Le cas de Griveaux est un cas d’école. Tous les ingrédients du sexting secondaire[1], celui-là même qui fait de plus en plus de ravages dans les établissements scolaires, y sont réunis: le partage en privé d’images intimes à caractère sexuel, qui n’a en soi rien de répréhensible; puis la trahison de la personne à qui l’on avait accordé sa confiance, qui diffuse les images destinées à rester secrètes, la honte associée au dévoilement de son intimité, et enfin la condamnation de la foule malveillante et idiote, qui prétend se placer du côté de la morale alors qu’elle n’est qu’hypocrisie. C’est une véritable tragédie qui guette chacun de nos élèves –car tous peuvent être exposés à ces risques, ne nous leurrons pas, même les plus prudents. Rien aujourd’hui ne garantit qu’on ne soit pris en photo, enregistré, filmé à son insu…
Que tous ceux qui jettent la pierre à Benjamin Griveaux songent que leurs enfants courent exactement le même risque que lui.
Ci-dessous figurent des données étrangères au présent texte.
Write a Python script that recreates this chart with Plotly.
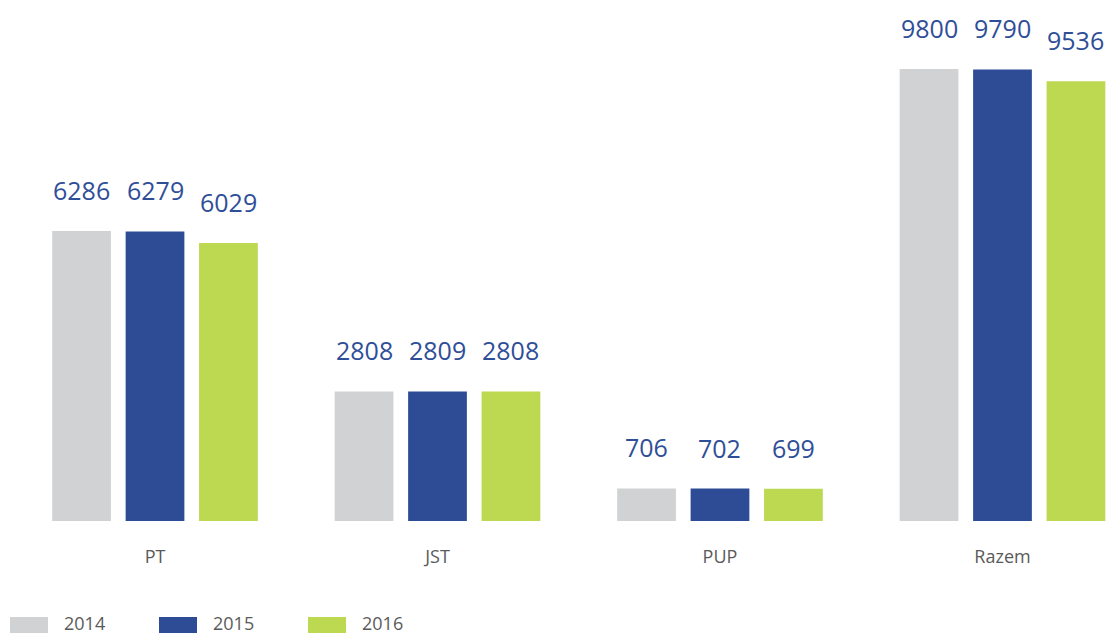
import plotly.graph_objects as go

categories = ["PT", "JST", "PUP", "Razem"]
years = ["2014", "2015", "2016"]
values_2014 = [6286, 2808, 706, 9800]
values_2015 = [6279, 2809, 702, 9790]
values_2016 = [6029, 2808, 699, 9536]

series = [values_2014, values_2015, values_2016]
colors = ["#D1D2D4", "#2E4C96", "#BDD851"]
label_color = "#2F4E98"
text_gray = "#5A5A5A"
font_family = "Open Sans, Noto Sans, sans-serif"

bargap = 0.22
bargroupgap = 0.2
n_series = len(series)
slot = (1 - bargap) / n_series

x_idx = list(range(len(categories)))

fig = go.Figure()
for name, vals, col in zip(years, series, colors):
    fig.add_trace(go.Bar(
        x=x_idx, y=vals, name=name, marker_color=col,
        marker_line_width=0, showlegend=False, hoverinfo="skip",
    ))

# value labels above each bar
annotations = []
for s, vals in enumerate(series):
    offset = (s - (n_series - 1) / 2) * slot
    for i, v in enumerate(vals):
        annotations.append(dict(
            x=i + offset, y=v, xref="x", yref="y", text=str(v),
            showarrow=False, yanchor="middle", yshift=41,
            font=dict(family=font_family, size=25, color=label_color),
        ))

# legend drawn as swatches along the bottom edge
leg_x0 = 10
leg_step = 149
for s, (name, col) in enumerate(zip(years, colors)):
    x0 = leg_x0 + s * leg_step
    fig.add_shape(type="rect", xref="paper", yref="paper",
                  x0=x0 / 1108, x1=(x0 + 38) / 1108,
                  y0=-(617 - 521) / 521, y1=-(633 - 521) / 521,
                  fillcolor=col, line_width=0)
    annotations.append(dict(
        x=(x0 + 52) / 1108, y=-(623 - 521) / 521, xref="paper", yref="paper",
        text=name, showarrow=False, xanchor="left", yanchor="middle",
        font=dict(family=font_family, size=18, color=text_gray),
    ))

fig.update_layout(
    width=1108, height=635,
    margin=dict(l=0, r=0, t=0, b=114, pad=0),
    paper_bgcolor="white", plot_bgcolor="white",
    barmode="group", bargap=bargap, bargroupgap=bargroupgap,
    showlegend=False,
    annotations=annotations,
    xaxis=dict(
        range=[-0.5487, 3.3735], tickvals=x_idx, ticktext=categories,
        showgrid=False, zeroline=False, showline=False,
        ticks="outside", ticklen=19, tickcolor="rgba(0,0,0,0)",
        tickfont=dict(family=font_family, size=18, color=text_gray),
        fixedrange=True,
    ),
    yaxis=dict(range=[0, 11296], visible=False, fixedrange=True),
)

fig.write_html("out.html")
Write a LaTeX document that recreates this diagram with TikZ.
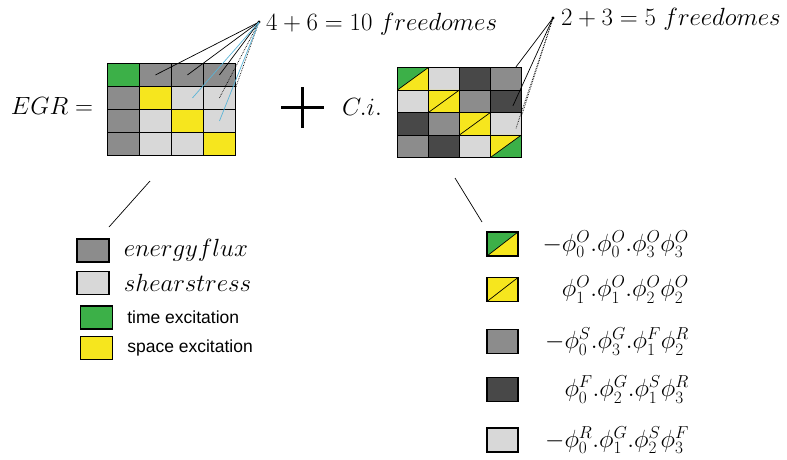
\documentclass[tikz,border=0pt]{standalone}
\usepackage{fontspec}
\newfontfamily\legendfont{Liberation Sans}
\usetikzlibrary{positioning}

\definecolor{fluxgray}{RGB}{140,140,140}
\definecolor{sheargray}{RGB}{216,216,216}
\definecolor{deepgray}{RGB}{72,72,72}
\definecolor{timegreen}{RGB}{60,176,72}
\definecolor{spaceyellow}{RGB}{246,230,30}
\definecolor{linkblue}{RGB}{90,180,215}

\tikzset{
  cell/.style={draw, line width=0.9pt, minimum width=32pt, minimum height=23pt, inner sep=0pt, anchor=north west},
  rcell/.style={cell, minimum width=31pt, minimum height=22.5pt},
  keybox/.style={draw, line width=1.2pt, minimum width=32pt, minimum height=23pt, inner sep=0pt},
  big/.style={font=\fontsize{24}{28}\selectfont, inner sep=1pt},
  sans/.style={font=\legendfont\fontsize{17.5}{21}\selectfont, inner sep=1pt},
  link/.style={line width=0.7pt},
  cflux/.style={fill=fluxgray},
  cshear/.style={fill=sheargray},
  cdeep/.style={fill=deepgray},
  ctime/.style={fill=timegreen},
  cspace/.style={fill=spaceyellow},
  halfcell/.style 2 args={fill=#2, path picture={
      \fill[#1] (path picture bounding box.north west) -- (path picture bounding box.north east)
        -- (path picture bounding box.south west) -- cycle;
      \draw[line width=0.7pt] (path picture bounding box.south west) -- (path picture bounding box.north east);}},
  ctsplit/.style={halfcell={timegreen}{spaceyellow}},
  cssplit/.style={halfcell={spaceyellow}{spaceyellow}},
  cstsplit/.style={halfcell={spaceyellow}{timegreen}},
}

\begin{document}
\begin{tikzpicture}[x=1pt,y=-1pt]
\useasboundingbox (0,0) rectangle (787,459);

% EGR grid
\node[big] (egr) at (52,106) {$EGR=$};
\foreach \s [count=\i from 0] in {ctime,cflux,cflux,cflux, cflux,cspace,cshear,cshear,
                                  cflux,cshear,cspace,cshear, cflux,cshear,cshear,cspace}{
  \pgfmathtruncatemacro\row{\i/4}
  \pgfmathtruncatemacro\col{mod(\i,4)}
  \node[cell,\s] (L-\row-\col) at (107+32*\col,63+23*\row) {};
}

% Plus
\draw[line width=3pt] (281,107) -- (324,107);
\draw[line width=3pt] (302,87) -- (302,128);

% C.i. grid
\node[big] (ci) at (362,107) {$C.i.$};
\foreach \s [count=\i from 0] in {ctsplit,cshear,cdeep,cflux, cshear,cssplit,cflux,cdeep,
                                  cdeep,cflux,cssplit,cshear, cflux,cdeep,cshear,cstsplit}{
  \pgfmathtruncatemacro\row{\i/4}
  \pgfmathtruncatemacro\col{mod(\i,4)}
  \node[rcell,\s] (R-\row-\col) at (397+31*\col,67+22.5*\row) {};
}

% Freedomes, left
\coordinate (apL) at (259,22);
\fill (apL) circle (1.6pt);
\node[big, anchor=base west] (fL) at (265,30) {$4+6=10\ freedomes$};
\draw[link] (apL) -- (L-0-1.center);
\draw[link] (apL) -- (L-0-2.center);
\draw[link] (apL) -- (L-0-3.center);
\draw[link, densely dotted] (apL) -- (L-0-3.south east);
\draw[link, densely dotted] (apL) -- (L-1-3.center);
\draw[link, linkblue] (apL) -- ([xshift=5pt]L-1-2.center);
\draw[link, linkblue] (apL) -- (L-2-3.center);

% Freedomes, right
\coordinate (apR) at (553,18);
\fill (apR) circle (1.6pt);
\node[big, anchor=base west] (fR) at (560,25) {$2+3=5\ freedomes$};
\draw[link] (apR) -- ([xshift=-6pt]R-0-3.north east);
\draw[link] (apR) -- ([shift={(-9pt,7pt)}]R-1-3.south east);
\draw[link, densely dotted] (apR) -- ([yshift=-2pt]R-1-3.south east);
\draw[link, densely dotted] (apR) -- ([shift={(-6pt,-5pt)}]R-2-3.east);

% Legend, left
\coordinate (lt) at (150,181);
\coordinate (lb) at (109,227);
\draw[link] (lt) -- (lb);
\node[keybox, cflux] (k1) at (93,250.5) {};
\node[keybox, cshear] (k2) at (93,283) {};
\node[keybox, ctime] (k3) at (96.5,317.5) {};
\node[keybox, cspace] (k4) at (96.5,348) {};
\node[big, right=13pt of k1] (t1) {$energyflux$};
\node[big, right=13pt of k2] (t2) {$shearstress$};
\node[sans, right=13pt of k3] (t3) {time excitation};
\node[sans, right=13pt of k4] (t4) {space excitation};

% Legend, right
\coordinate (rt) at (455,178);
\coordinate (rb) at (482,222);
\draw[link] (rt) -- (rb);
\coordinate (tx) at (690,0);
\node[keybox, minimum width=31pt, minimum height=24pt, ctsplit] (k5) at (502.5,244) {};
\node[keybox, minimum width=31pt, minimum height=24pt, cssplit] (k6) at (502.5,289.5) {};
\node[keybox, minimum width=31pt, minimum height=24pt, cflux] (k7) at (502.5,341.5) {};
\node[keybox, minimum width=31pt, minimum height=24pt, cdeep] (k8) at (502.5,389.5) {};
\node[keybox, minimum width=31pt, minimum height=24pt, cshear] (k9) at (502.5,440) {};
\node[big, anchor=east] (t5) at (k5 -| tx) {$-\phi_0^O.\phi_0^O.\phi_3^O\phi_3^O$};
\node[big, anchor=east] (t6) at (k6 -| tx) {$\phi_1^O.\phi_1^O.\phi_2^O\phi_2^O$};
\node[big, anchor=east] (t7) at (k7 -| tx) {$-\phi_0^S.\phi_3^G.\phi_1^F\phi_2^R$};
\node[big, anchor=east] (t8) at (k8 -| tx) {$\phi_0^F.\phi_2^G.\phi_1^S\phi_3^R$};
\node[big, anchor=east] (t9) at (k9 -| tx) {$-\phi_0^R.\phi_1^G.\phi_2^S\phi_3^F$};
\end{tikzpicture}
\end{document}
Ne comprennent-ils pas qu’ils créent le piège le plus dangereux, celui qui donne le pouvoir de lynchage aux réseaux sociaux? Ne mesurent-ils pas la responsabilité qui est la leur, en condamnant, voire en critiquant même légèrement, une victime rendue aussi vulnérable?
On eût aimé que Benjamin Griveaux ne démissionnât pas et qu’il se contentât d’un superbe “et alors?”, comme on rêverait que toute victime de semblable malveillance puisse le faire. On eût souhaité que la classe politique entière se montrât solidaire derrière lui, au-delà des clivages idéologiques, pour affirmer que la justice ne sera jamais abandonnée au pouvoir malsain de cette nouvelle Hydre de Lerne que sont les réseaux sociaux. Reste un espoir: que les condamnations les plus sévères atteignent ceux qui ont provoqué ce scandale par la diffusion ou le partage de ces images intimes. Afin que tout un chacun réfléchisse à deux fois avant de cliquer sur son écran, et soit terrifié par la menace des sanctions qui pèse sur de tels actes. Que ces condamnations en fassent un cas d’école, sur ce plan aussi, et un avertissement aux yeux de tous. Sans quoi, qu’est-ce qui protégera demain nos tendres adolescents du piège ignoble du sexting et des drames terrifiants qu’il leur réserve?
[1] On appelle sexting primaire l’échange de photos ou de vidéos dans le cadre d’une relation intime. On parle de sexting secondaire lorsque ce qui était intime est soudain mis en public du fait de la trahison de l’un des protagonistes.